Anyway, I don’t recall ever seeing a story where a partisan is credited like that. Still seems very strange.
Cheit is referring to a Providence Journal article in which Katherine Gregg credits Steve Frias, “a lawyer, state GOP delegate to the Republican National Committee and historian,” for the contribution of his political-historical research to her summary of balloting history in Rhode Island.
Pause to allow the significance of Cheit’s comment to sink in. Gathering historical information takes work. Frias does that work out of his own interest and offers it as a contribution to public discourse and information, and journalists frequently make use of it. His political priors are transparent and well known, and to my knowledge, in decades of reviewing his research, not one journalist (or Democrat, for that matter) has found (or even claimed) that the historical information he provides is not accurate.

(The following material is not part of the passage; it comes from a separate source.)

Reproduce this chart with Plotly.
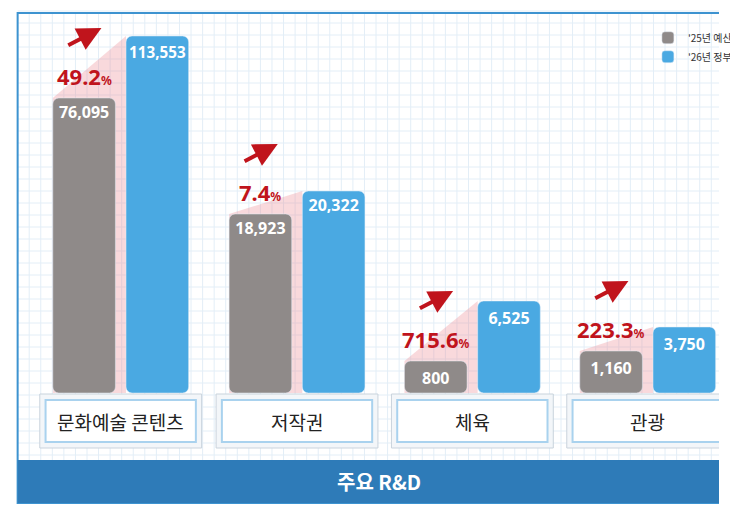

Meanwhile, Cheit is a political science professor at an Ivy League University. If any role in our society should be filled by somebody who appreciates the work of gathering information and has full perspective on people’s political engagement versus their personal and professional interests, that role is it. Yet, here, he ignorantly attempts to discredit Frias and chastises one of the state’s top political journalists for utilizing his work and giving him credit, while she’s careful to inform readers about his political bias. Worse, Cheit is implying that ordinary people going about their lives can’t become engaged in the political process, themselves, without being written off in their other work… at least if they’re Republicans.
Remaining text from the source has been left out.